Ultimately, Byrd blinked. A few months after Wilson certified the amendment, both houses of Congress passed resolutions supporting its inclusion.
For Watson, however, the sense of victory was short-lived. A freshman Republican from Ohio named John Boehner had proclaimed the Amendment the "class project" of the 1990 freshmen. Watson still feels that Boehner hijacked his work.
"Boehner snatching undeserved credit definitely robbed me of savoring to the fullest the ultimate success of the amendment's ratification," Watson remembers. "I will never forgive him for that."
In response to a request for comment, Boehner said he is "proud to have played a part" in the amendment's passage, but that "there is no question that the critical role was played by American citizens who cared about the issue and took an active role in their government."
After the amendment was certified, Watson continued to press state legislatures for ratification, ultimately having 45 of the 50 states adopt it. In July 2011, he was let go from his job as a staffer for state Representative Tryon Lewis. He now works at a Dillard's Department Store in Austin's Barton Creek Square Mall, a turn of events he calls "a bit of an American tragedy."
Legal scholars remain ambivalent about the amendment. Its precedent suggests Congress can pass an amendment with no ratification deadline, and then take its time picking off statehouses one by one-for hundreds of years if necessary-to make that amendment part of our nation's charter.

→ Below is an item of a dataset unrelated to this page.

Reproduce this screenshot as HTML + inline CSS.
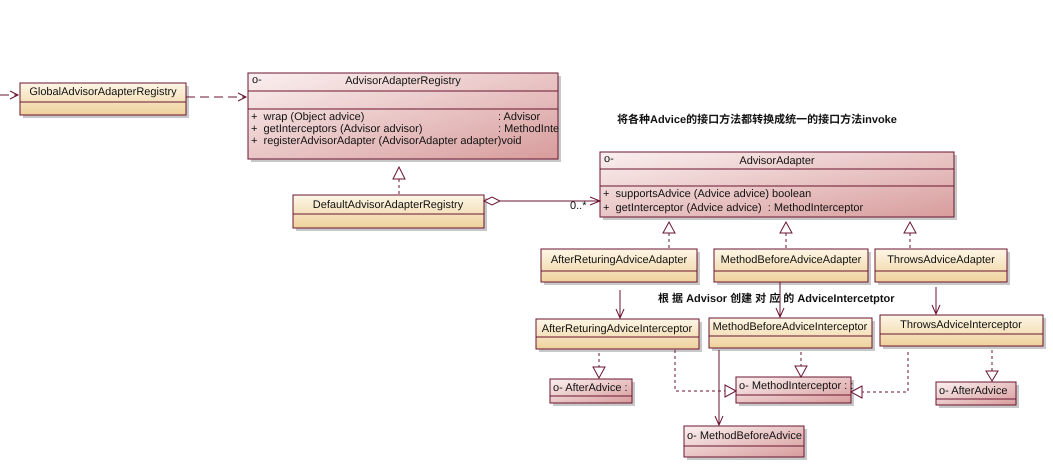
<!DOCTYPE html>
<html><head><meta charset="utf-8"><style>
html,body{margin:0;padding:0;background:#fff;width:1053px;height:471px;overflow:hidden}
svg text{font-family:"Liberation Sans","Noto Sans CJK SC",sans-serif;font-size:11px;fill:#111;white-space:pre}
</style></head><body>
<svg width="1053" height="471" viewBox="0 0 1053 471" xmlns="http://www.w3.org/2000/svg" xml:space="preserve" text-rendering="geometricPrecision">
<defs>
<linearGradient id="y" x1="0" y1="0" x2="0" y2="1"><stop offset="0" stop-color="#fdf6e6"/><stop offset="1" stop-color="#efd29c"/></linearGradient>
<linearGradient id="p" x1="0" y1="0" x2="1" y2="1"><stop offset="0" stop-color="#fbf0f0"/><stop offset="1" stop-color="#d89c9c"/></linearGradient>
</defs>
<g stroke="#6b1530" fill="none" stroke-width="1">
<g fill="#c8c8c8" stroke="none">
<rect x="23" y="86" width="166" height="32"/><rect x="251" y="76" width="310" height="86"/>
<rect x="296" y="198" width="191" height="33"/><rect x="603" y="155" width="354" height="65"/>
<rect x="544" y="252" width="156" height="33"/><rect x="717" y="252" width="154" height="33"/><rect x="878" y="252" width="132" height="33"/>
<rect x="539" y="322" width="163" height="30"/><rect x="712" y="321" width="163" height="30"/><rect x="883" y="318" width="163" height="31"/>
<rect x="553" y="382" width="82" height="24"/><rect x="739" y="380" width="115" height="26"/><rect x="939" y="385" width="80" height="23"/><rect x="687" y="429" width="120" height="31"/>
</g>
<g fill="url(#y)">
<rect x="20" y="83" width="166" height="32"/><rect x="293" y="195" width="191" height="33"/>
<rect x="541" y="249" width="156" height="33"/><rect x="714" y="249" width="154" height="33"/><rect x="875" y="249" width="132" height="33"/>
<rect x="536" y="319" width="163" height="30"/><rect x="709" y="318" width="163" height="30"/><rect x="880" y="315" width="163" height="31"/>
</g>
<line x1="20" y1="102" x2="186" y2="102"/><line x1="293" y1="214" x2="484" y2="214"/>
<line x1="541" y1="271" x2="697" y2="271"/><line x1="714" y1="271" x2="868" y2="271"/><line x1="875" y1="271" x2="1007" y2="271"/>
<line x1="536" y1="337" x2="699" y2="337"/><line x1="709" y1="336" x2="872" y2="336"/><line x1="880" y1="334" x2="1043" y2="334"/>
<g fill="url(#p)">
<rect x="248" y="73" width="310" height="86"/><rect x="600" y="152" width="354" height="65"/>
<rect x="550" y="379" width="82" height="24"/><rect x="736" y="377" width="115" height="26"/><rect x="936" y="382" width="80" height="23"/><rect x="684" y="426" width="120" height="31"/>
</g>
<line x1="248" y1="91" x2="558" y2="91"/><line x1="248" y1="109" x2="558" y2="109"/>
<line x1="600" y1="169" x2="954" y2="169"/><line x1="600" y1="186" x2="954" y2="186"/>
<line x1="550" y1="396" x2="632" y2="396"/><line x1="736" y1="395" x2="851" y2="395"/><line x1="936" y1="399" x2="1016" y2="399"/><line x1="684" y1="446" x2="804" y2="446"/>
<g stroke-dasharray="9,5">
<line x1="0" y1="95" x2="18" y2="95"/><line x1="186" y1="97" x2="246" y2="97"/>
</g>
<polyline points="10,91 18,95 10,99"/><polyline points="238,93 246,97 238,101"/>
<g stroke-dasharray="3,3">
<line x1="399" y1="179" x2="399" y2="195"/>
<line x1="669" y1="233" x2="669" y2="249"/><line x1="786" y1="233" x2="786" y2="249"/><line x1="910" y1="233" x2="910" y2="249"/>
<line x1="599" y1="353" x2="599" y2="368"/><line x1="801" y1="352" x2="801" y2="367"/><line x1="992" y1="350" x2="992" y2="372"/>
<polyline points="675,350 675,391 728,391"/><polyline points="908,352 908,392 862,392"/>
</g>
<g fill="#fff">
<polygon points="399,167 393,179 405,179"/>
<polygon points="669,222 663,233 675,233"/><polygon points="786,222 780,233 792,233"/><polygon points="910,222 904,233 916,233"/>
<polygon points="599,378 593,367 605,367"/><polygon points="801,377 795,366 807,366"/><polygon points="992,381 986,371 998,371"/>
<polygon points="736,391 725,385 725,397"/><polygon points="851,392 862,386 862,398"/>
<polygon points="484,201 492,197 500,201 492,205"/>
</g>
<line x1="500" y1="201" x2="600" y2="201"/><polyline points="590,197 600,201 590,205"/>
<line x1="620" y1="290" x2="620" y2="318"/><polyline points="616,309 620,318 624,309"/>
<line x1="780" y1="282" x2="780" y2="317"/><polyline points="776,308 780,317 784,308"/>
<line x1="936" y1="287" x2="936" y2="314"/><polyline points="932,305 936,314 940,305"/>
<line x1="719" y1="350" x2="719" y2="425"/><polyline points="715,416 719,425 723,416"/>
</g>
<text x="103" y="95" text-anchor="middle">GlobalAdvisorAdapterRegistry</text>
<text x="403" y="84" text-anchor="middle">AdvisorAdapterRegistry</text>
<text x="252" y="83" font-size="9" fill="#224">o-</text>
<text x="251" y="120">+  wrap (Object advice)</text><text x="498" y="120">: Advisor</text>
<text x="251" y="132">+  getInterceptors (Advisor advisor)</text><text x="498" y="132">: MethodInte</text>
<text x="251" y="144">+  registerAdvisorAdapter (AdvisorAdapter adapter)void</text>
<text x="388" y="208" text-anchor="middle">DefaultAdvisorAdapterRegistry</text>
<text x="604" y="162" font-size="9" fill="#224">o-</text>
<text x="777" y="164" text-anchor="middle">AdvisorAdapter</text>
<text x="603" y="197">+  supportsAdvice (Advice advice) boolean</text>
<text x="603" y="211">+  getInterceptor (Advice advice)  : MethodInterceptor</text>
<text x="570" y="209" font-size="7">0..*</text>
<text x="619" y="263" text-anchor="middle">AfterReturingAdviceAdapter</text>
<text x="791" y="263" text-anchor="middle">MethodBeforeAdviceAdapter</text>
<text x="941" y="263" text-anchor="middle">ThrowsAdviceAdapter</text>
<text x="617" y="332" text-anchor="middle">AfterReturingAdviceInterceptor</text>
<text x="790" y="330" text-anchor="middle">MethodBeforeAdviceInterceptor</text>
<text x="961" y="328" text-anchor="middle">ThrowsAdviceInterceptor</text>
<text x="553" y="391">o- AfterAdvice :</text>
<text x="739" y="389">o- MethodInterceptor : :</text>
<text x="939" y="394">o- AfterAdvice</text>
<text x="687" y="439">o- MethodBeforeAdvice</text>
<text x="617" y="123" font-weight="bold" font-size="12">将各种Advice的接口方法都转换成统一的接口方法invoke</text>
<text x="658" y="302" font-weight="bold" font-size="11.5">根 据 Advisor 创建 对 应 的 AdviceIntercetptor</text>
</svg>
</body></html>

There are indeed some strange constitutional amendments that await ratification. The most analogous example is the other amendment Madison offered in 1789, which requires one member of Congress for every 50,000 citizens-an act that would give Congress 6,282 members. The Corwin Amendment-offered without deadline in 1861-would legalize slavery and prevent any future amendments from limiting the institution. There is a legend that an 1810 amendment forbidding American citizens from holding foreign titles of nobility was actually ratified in the early 19th century; its advocates argue that lawyers violate that amendment by calling themselves "esquire." In fact, the amendment was not ratified, but poor communication between the state and federal governments led to some confusion.
Amending the constitution has so many off-ramps that the chances of those amendments being adopted is exceedingly low.
"A constitutional amendment is a statement of national political consensus that is transcendent of party division," said Jamie Raskin, a constitutional law professor at American University and Democratic member of the Maryland Senate. "It is a statement that society as a whole is taking a permanent position on an issue that transcends the normal back and forth of party politics. We're just lacking that sort of transcendental political consensus."
Indeed, the Constitutional amendments that have been offered in Congress in recent years – forbidding the desecration of the American flag, banning gay marriage, allowing prayer in schools–tend to be designed for their political edge rather than their lack of controversy, and tend to originate from the Right.
Watson says that he doesn't really mind having his amendment be the last one to be included in the Constitution, though he supports amendments that would establish "term limits and fiscal discipline." But, he says, "because the partisan gridlock is so strong in today's politics at both the state and national levels, it may very well be a long, long time before the Constitution sees its 28th Amendment."